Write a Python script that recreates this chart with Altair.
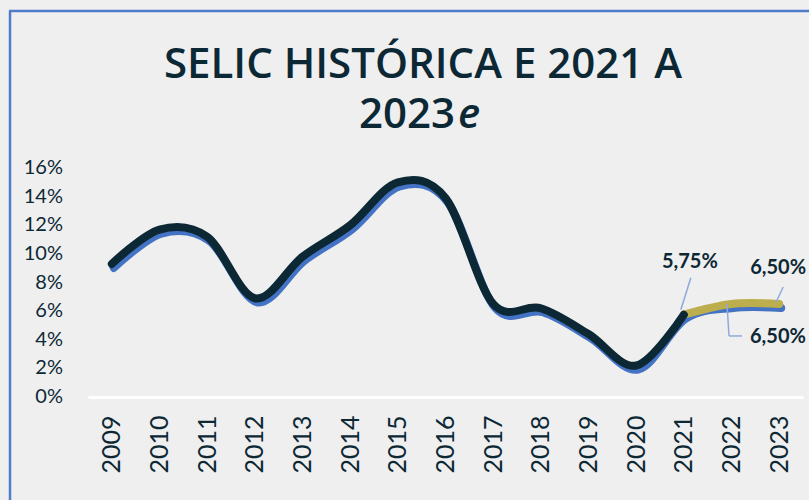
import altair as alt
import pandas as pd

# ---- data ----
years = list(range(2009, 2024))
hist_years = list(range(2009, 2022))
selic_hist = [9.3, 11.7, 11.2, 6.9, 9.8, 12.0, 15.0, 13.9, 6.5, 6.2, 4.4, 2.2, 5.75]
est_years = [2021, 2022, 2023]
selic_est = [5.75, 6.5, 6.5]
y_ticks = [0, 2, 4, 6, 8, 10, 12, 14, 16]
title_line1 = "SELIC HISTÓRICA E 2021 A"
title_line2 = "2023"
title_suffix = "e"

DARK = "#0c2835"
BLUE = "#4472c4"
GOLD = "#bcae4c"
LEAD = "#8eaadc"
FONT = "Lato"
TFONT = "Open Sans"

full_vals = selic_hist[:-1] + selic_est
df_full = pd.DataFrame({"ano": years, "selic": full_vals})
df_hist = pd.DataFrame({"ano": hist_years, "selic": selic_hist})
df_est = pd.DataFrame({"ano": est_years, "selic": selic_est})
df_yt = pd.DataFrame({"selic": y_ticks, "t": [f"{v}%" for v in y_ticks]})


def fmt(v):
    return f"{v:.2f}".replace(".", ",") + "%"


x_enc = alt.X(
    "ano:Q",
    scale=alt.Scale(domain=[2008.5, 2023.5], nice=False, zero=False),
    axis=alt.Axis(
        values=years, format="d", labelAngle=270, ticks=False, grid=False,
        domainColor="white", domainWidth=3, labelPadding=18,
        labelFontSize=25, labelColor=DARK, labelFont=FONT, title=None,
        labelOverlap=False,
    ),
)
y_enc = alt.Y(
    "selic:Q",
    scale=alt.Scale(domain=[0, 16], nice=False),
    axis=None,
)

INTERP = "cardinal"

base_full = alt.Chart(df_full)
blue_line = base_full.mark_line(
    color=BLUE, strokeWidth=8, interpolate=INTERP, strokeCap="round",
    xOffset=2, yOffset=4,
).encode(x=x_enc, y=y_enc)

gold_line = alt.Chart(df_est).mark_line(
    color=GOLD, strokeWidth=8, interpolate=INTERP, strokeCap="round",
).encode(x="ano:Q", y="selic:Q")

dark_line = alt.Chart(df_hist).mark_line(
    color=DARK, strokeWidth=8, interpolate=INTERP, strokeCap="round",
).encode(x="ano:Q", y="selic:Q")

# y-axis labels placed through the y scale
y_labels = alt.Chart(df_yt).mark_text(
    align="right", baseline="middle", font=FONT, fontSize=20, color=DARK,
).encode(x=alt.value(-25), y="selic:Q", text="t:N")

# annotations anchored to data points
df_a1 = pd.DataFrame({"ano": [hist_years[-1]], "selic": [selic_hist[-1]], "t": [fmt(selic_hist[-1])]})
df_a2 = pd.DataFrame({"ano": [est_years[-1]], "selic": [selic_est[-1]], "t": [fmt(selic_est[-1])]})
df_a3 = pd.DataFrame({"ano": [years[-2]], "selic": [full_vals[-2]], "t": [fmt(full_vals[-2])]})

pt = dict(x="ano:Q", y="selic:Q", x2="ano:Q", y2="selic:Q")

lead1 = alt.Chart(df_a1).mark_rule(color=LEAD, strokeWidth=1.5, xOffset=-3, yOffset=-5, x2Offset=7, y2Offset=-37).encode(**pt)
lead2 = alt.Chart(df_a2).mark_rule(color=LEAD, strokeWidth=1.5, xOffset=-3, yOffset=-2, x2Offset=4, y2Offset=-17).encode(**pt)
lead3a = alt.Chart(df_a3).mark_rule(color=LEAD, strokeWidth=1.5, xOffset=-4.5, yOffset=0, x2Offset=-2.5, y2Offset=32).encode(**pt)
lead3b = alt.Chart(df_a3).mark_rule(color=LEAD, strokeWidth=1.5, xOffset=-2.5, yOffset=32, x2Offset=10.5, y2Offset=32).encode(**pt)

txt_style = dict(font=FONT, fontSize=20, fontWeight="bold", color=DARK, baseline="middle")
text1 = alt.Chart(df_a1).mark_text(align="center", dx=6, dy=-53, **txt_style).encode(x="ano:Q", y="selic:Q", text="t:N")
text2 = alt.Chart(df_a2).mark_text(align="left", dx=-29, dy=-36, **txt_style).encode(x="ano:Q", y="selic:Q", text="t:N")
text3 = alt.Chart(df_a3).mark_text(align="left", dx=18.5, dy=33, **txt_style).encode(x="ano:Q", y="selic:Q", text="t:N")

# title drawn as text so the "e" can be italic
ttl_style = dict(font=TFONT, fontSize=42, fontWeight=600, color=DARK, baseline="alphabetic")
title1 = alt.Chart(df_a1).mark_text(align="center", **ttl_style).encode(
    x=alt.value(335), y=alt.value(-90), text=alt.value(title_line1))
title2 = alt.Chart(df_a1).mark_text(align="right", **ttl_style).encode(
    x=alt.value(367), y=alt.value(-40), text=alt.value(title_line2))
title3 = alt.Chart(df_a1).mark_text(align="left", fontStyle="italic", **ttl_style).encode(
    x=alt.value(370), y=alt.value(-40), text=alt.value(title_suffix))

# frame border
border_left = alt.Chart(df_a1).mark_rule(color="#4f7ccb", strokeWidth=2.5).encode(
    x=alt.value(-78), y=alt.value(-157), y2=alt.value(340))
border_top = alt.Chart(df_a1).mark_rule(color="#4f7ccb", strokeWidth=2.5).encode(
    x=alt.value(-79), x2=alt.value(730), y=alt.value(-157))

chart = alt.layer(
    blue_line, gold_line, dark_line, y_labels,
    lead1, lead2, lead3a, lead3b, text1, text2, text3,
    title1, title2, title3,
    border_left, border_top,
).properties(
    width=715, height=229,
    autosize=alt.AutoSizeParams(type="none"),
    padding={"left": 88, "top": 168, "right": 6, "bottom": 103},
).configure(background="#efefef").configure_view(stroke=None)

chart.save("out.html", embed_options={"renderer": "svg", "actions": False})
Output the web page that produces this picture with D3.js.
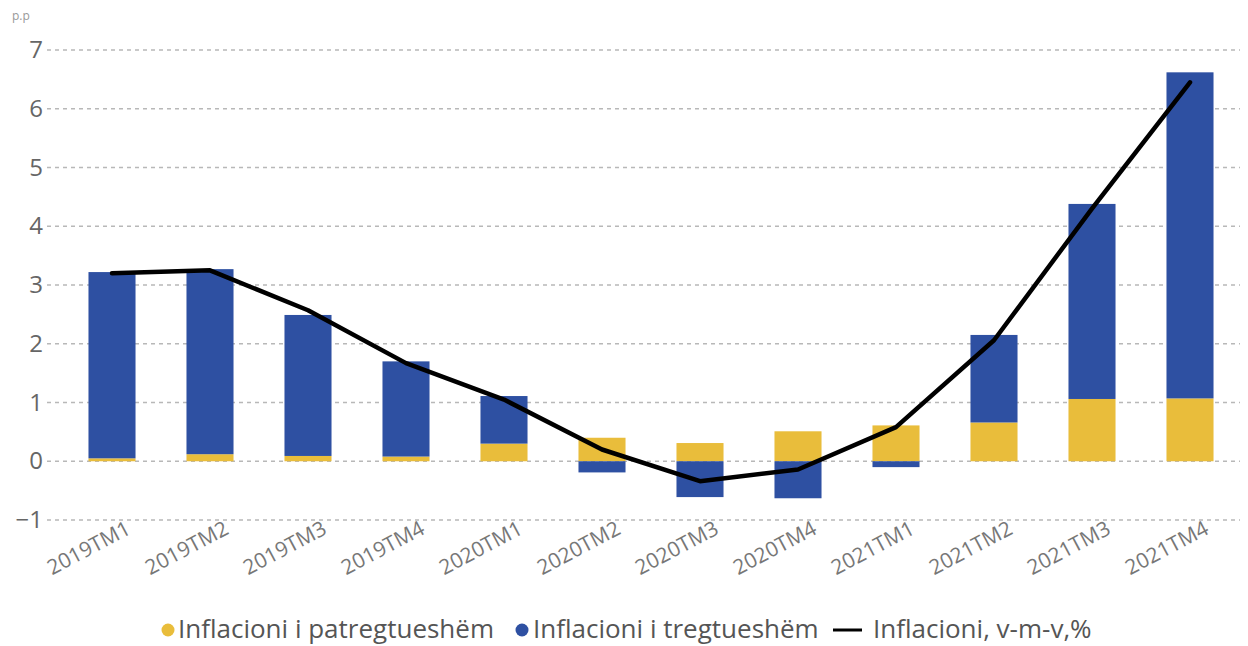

========================

Exercise details. Spot every line that holds "with" and copy it.

Solution.
Write a Python script that recreates this chart with Altair.
Output the web page that produces this picture with D3.js.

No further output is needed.